▶
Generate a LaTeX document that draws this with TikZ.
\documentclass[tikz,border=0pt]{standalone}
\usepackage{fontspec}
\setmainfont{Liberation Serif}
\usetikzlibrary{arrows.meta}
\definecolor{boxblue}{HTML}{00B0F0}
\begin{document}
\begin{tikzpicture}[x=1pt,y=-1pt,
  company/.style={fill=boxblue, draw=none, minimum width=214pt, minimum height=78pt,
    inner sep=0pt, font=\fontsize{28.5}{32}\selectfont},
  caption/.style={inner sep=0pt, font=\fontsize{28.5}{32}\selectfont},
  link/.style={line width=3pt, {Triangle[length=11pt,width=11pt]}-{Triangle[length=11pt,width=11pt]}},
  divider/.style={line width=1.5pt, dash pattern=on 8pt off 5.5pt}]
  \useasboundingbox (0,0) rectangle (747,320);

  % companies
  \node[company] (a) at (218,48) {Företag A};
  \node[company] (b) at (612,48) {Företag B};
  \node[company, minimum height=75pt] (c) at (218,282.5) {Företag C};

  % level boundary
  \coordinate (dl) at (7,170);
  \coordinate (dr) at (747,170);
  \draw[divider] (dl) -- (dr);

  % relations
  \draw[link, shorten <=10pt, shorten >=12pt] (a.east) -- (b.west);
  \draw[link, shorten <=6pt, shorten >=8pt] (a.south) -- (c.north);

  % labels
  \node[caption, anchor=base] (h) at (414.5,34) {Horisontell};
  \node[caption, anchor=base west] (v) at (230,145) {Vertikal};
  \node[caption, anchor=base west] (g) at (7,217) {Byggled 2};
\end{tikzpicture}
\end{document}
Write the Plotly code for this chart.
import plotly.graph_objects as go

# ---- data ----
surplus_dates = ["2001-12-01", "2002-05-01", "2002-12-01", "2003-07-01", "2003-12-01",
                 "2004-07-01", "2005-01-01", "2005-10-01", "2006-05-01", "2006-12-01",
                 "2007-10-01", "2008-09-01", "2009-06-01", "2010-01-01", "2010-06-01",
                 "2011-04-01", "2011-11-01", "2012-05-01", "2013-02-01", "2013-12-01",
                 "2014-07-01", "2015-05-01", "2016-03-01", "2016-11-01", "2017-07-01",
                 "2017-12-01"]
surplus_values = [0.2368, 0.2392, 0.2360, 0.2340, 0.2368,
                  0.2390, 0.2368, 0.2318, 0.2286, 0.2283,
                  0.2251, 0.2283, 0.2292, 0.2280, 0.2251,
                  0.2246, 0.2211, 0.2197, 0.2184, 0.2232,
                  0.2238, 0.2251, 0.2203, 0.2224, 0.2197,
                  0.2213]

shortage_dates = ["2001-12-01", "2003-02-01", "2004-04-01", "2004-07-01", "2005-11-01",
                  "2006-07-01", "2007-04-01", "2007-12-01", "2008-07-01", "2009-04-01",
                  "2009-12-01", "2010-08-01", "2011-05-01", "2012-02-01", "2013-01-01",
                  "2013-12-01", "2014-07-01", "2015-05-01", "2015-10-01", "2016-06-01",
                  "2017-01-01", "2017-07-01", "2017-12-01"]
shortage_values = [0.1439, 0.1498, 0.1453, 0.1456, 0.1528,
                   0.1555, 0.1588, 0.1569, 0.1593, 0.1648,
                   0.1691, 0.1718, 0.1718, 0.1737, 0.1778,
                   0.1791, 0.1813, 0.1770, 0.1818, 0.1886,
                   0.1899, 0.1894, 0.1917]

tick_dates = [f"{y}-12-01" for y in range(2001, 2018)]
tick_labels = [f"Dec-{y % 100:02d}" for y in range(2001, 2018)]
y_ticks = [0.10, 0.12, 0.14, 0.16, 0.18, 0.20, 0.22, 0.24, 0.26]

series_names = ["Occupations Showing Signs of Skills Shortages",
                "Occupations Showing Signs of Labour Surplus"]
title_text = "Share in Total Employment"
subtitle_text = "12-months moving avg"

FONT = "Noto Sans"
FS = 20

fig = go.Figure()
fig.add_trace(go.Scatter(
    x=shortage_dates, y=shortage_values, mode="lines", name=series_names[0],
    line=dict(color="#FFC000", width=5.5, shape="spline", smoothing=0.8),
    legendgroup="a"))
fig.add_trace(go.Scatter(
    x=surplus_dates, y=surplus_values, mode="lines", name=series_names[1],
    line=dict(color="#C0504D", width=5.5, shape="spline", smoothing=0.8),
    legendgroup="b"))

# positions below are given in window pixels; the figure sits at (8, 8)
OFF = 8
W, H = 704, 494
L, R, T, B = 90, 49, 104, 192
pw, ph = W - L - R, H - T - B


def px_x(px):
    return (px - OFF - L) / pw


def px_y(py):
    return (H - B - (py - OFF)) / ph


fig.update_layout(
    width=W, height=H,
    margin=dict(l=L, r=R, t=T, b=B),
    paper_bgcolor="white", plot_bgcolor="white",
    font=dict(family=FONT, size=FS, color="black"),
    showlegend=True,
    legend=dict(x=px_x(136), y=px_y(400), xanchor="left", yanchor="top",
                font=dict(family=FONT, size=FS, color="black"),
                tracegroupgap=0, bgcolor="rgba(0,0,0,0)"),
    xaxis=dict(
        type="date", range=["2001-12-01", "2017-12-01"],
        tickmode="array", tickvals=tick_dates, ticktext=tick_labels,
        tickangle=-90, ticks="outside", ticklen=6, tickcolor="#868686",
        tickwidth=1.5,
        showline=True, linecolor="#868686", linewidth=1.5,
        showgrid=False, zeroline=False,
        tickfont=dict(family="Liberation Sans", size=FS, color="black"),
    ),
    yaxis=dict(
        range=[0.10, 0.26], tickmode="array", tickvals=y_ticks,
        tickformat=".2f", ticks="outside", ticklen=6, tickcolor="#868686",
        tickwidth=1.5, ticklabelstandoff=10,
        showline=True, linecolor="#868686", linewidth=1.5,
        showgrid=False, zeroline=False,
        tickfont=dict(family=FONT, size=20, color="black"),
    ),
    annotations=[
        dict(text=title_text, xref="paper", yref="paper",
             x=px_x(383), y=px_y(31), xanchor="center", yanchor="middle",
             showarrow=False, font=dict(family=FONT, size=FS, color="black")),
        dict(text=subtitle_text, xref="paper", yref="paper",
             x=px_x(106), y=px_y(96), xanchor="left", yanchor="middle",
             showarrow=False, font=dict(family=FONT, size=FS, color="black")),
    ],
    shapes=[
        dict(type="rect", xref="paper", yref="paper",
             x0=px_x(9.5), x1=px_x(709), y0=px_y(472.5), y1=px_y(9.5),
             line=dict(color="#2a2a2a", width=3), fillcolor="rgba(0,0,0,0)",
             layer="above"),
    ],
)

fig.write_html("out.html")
◀
» **Problem**:
Return each entry from above without altering a single character.

» **Solved exercise**:
Generate a LaTeX document that draws this with TikZ.
\documentclass[tikz,border=0pt]{standalone}
\usepackage{fontspec}
\setmainfont{Liberation Serif}
\usetikzlibrary{arrows.meta}
\definecolor{boxblue}{HTML}{00B0F0}
\begin{document}
\begin{tikzpicture}[x=1pt,y=-1pt,
  company/.style={fill=boxblue, draw=none, minimum width=214pt, minimum height=78pt,
    inner sep=0pt, font=\fontsize{28.5}{32}\selectfont},
  caption/.style={inner sep=0pt, font=\fontsize{28.5}{32}\selectfont},
  link/.style={line width=3pt, {Triangle[length=11pt,width=11pt]}-{Triangle[length=11pt,width=11pt]}},
  divider/.style={line width=1.5pt, dash pattern=on 8pt off 5.5pt}]
  \useasboundingbox (0,0) rectangle (747,320);

  % companies
  \node[company] (a) at (218,48) {Företag A};
  \node[company] (b) at (612,48) {Företag B};
  \node[company, minimum height=75pt] (c) at (218,282.5) {Företag C};

  % level boundary
  \coordinate (dl) at (7,170);
  \coordinate (dr) at (747,170);
  \draw[divider] (dl) -- (dr);

  % relations
  \draw[link, shorten <=10pt, shorten >=12pt] (a.east) -- (b.west);
  \draw[link, shorten <=6pt, shorten >=8pt] (a.south) -- (c.north);

  % labels
  \node[caption, anchor=base] (h) at (414.5,34) {Horisontell};
  \node[caption, anchor=base west] (v) at (230,145) {Vertikal};
  \node[caption, anchor=base west] (g) at (7,217) {Byggled 2};
\end{tikzpicture}
\end{document}
Write the Plotly code for this chart.
import plotly.graph_objects as go

# ---- data ----
surplus_dates = ["2001-12-01", "2002-05-01", "2002-12-01", "2003-07-01", "2003-12-01",
                 "2004-07-01", "2005-01-01", "2005-10-01", "2006-05-01", "2006-12-01",
                 "2007-10-01", "2008-09-01", "2009-06-01", "2010-01-01", "2010-06-01",
                 "2011-04-01", "2011-11-01", "2012-05-01", "2013-02-01", "2013-12-01",
                 "2014-07-01", "2015-05-01", "2016-03-01", "2016-11-01", "2017-07-01",
                 "2017-12-01"]
surplus_values = [0.2368, 0.2392, 0.2360, 0.2340, 0.2368,
                  0.2390, 0.2368, 0.2318, 0.2286, 0.2283,
                  0.2251, 0.2283, 0.2292, 0.2280, 0.2251,
                  0.2246, 0.2211, 0.2197, 0.2184, 0.2232,
                  0.2238, 0.2251, 0.2203, 0.2224, 0.2197,
                  0.2213]

shortage_dates = ["2001-12-01", "2003-02-01", "2004-04-01", "2004-07-01", "2005-11-01",
                  "2006-07-01", "2007-04-01", "2007-12-01", "2008-07-01", "2009-04-01",
                  "2009-12-01", "2010-08-01", "2011-05-01", "2012-02-01", "2013-01-01",
                  "2013-12-01", "2014-07-01", "2015-05-01", "2015-10-01", "2016-06-01",
                  "2017-01-01", "2017-07-01", "2017-12-01"]
shortage_values = [0.1439, 0.1498, 0.1453, 0.1456, 0.1528,
                   0.1555, 0.1588, 0.1569, 0.1593, 0.1648,
                   0.1691, 0.1718, 0.1718, 0.1737, 0.1778,
                   0.1791, 0.1813, 0.1770, 0.1818, 0.1886,
                   0.1899, 0.1894, 0.1917]

tick_dates = [f"{y}-12-01" for y in range(2001, 2018)]
tick_labels = [f"Dec-{y % 100:02d}" for y in range(2001, 2018)]
y_ticks = [0.10, 0.12, 0.14, 0.16, 0.18, 0.20, 0.22, 0.24, 0.26]

series_names = ["Occupations Showing Signs of Skills Shortages",
                "Occupations Showing Signs of Labour Surplus"]
title_text = "Share in Total Employment"
subtitle_text = "12-months moving avg"

FONT = "Noto Sans"
FS = 20

fig = go.Figure()
fig.add_trace(go.Scatter(
    x=shortage_dates, y=shortage_values, mode="lines", name=series_names[0],
    line=dict(color="#FFC000", width=5.5, shape="spline", smoothing=0.8),
    legendgroup="a"))
fig.add_trace(go.Scatter(
    x=surplus_dates, y=surplus_values, mode="lines", name=series_names[1],
    line=dict(color="#C0504D", width=5.5, shape="spline", smoothing=0.8),
    legendgroup="b"))

# positions below are given in window pixels; the figure sits at (8, 8)
OFF = 8
W, H = 704, 494
L, R, T, B = 90, 49, 104, 192
pw, ph = W - L - R, H - T - B


def px_x(px):
    return (px - OFF - L) / pw


def px_y(py):
    return (H - B - (py - OFF)) / ph


fig.update_layout(
    width=W, height=H,
    margin=dict(l=L, r=R, t=T, b=B),
    paper_bgcolor="white", plot_bgcolor="white",
    font=dict(family=FONT, size=FS, color="black"),
    showlegend=True,
    legend=dict(x=px_x(136), y=px_y(400), xanchor="left", yanchor="top",
                font=dict(family=FONT, size=FS, color="black"),
                tracegroupgap=0, bgcolor="rgba(0,0,0,0)"),
    xaxis=dict(
        type="date", range=["2001-12-01", "2017-12-01"],
        tickmode="array", tickvals=tick_dates, ticktext=tick_labels,
        tickangle=-90, ticks="outside", ticklen=6, tickcolor="#868686",
        tickwidth=1.5,
        showline=True, linecolor="#868686", linewidth=1.5,
        showgrid=False, zeroline=False,
        tickfont=dict(family="Liberation Sans", size=FS, color="black"),
    ),
    yaxis=dict(
        range=[0.10, 0.26], tickmode="array", tickvals=y_ticks,
        tickformat=".2f", ticks="outside", ticklen=6, tickcolor="#868686",
        tickwidth=1.5, ticklabelstandoff=10,
        showline=True, linecolor="#868686", linewidth=1.5,
        showgrid=False, zeroline=False,
        tickfont=dict(family=FONT, size=20, color="black"),
    ),
    annotations=[
        dict(text=title_text, xref="paper", yref="paper",
             x=px_x(383), y=px_y(31), xanchor="center", yanchor="middle",
             showarrow=False, font=dict(family=FONT, size=FS, color="black")),
        dict(text=subtitle_text, xref="paper", yref="paper",
             x=px_x(106), y=px_y(96), xanchor="left", yanchor="middle",
             showarrow=False, font=dict(family=FONT, size=FS, color="black")),
    ],
    shapes=[
        dict(type="rect", xref="paper", yref="paper",
             x0=px_x(9.5), x1=px_x(709), y0=px_y(472.5), y1=px_y(9.5),
             line=dict(color="#2a2a2a", width=3), fillcolor="rgba(0,0,0,0)",
             layer="above"),
    ],
)

fig.write_html("out.html")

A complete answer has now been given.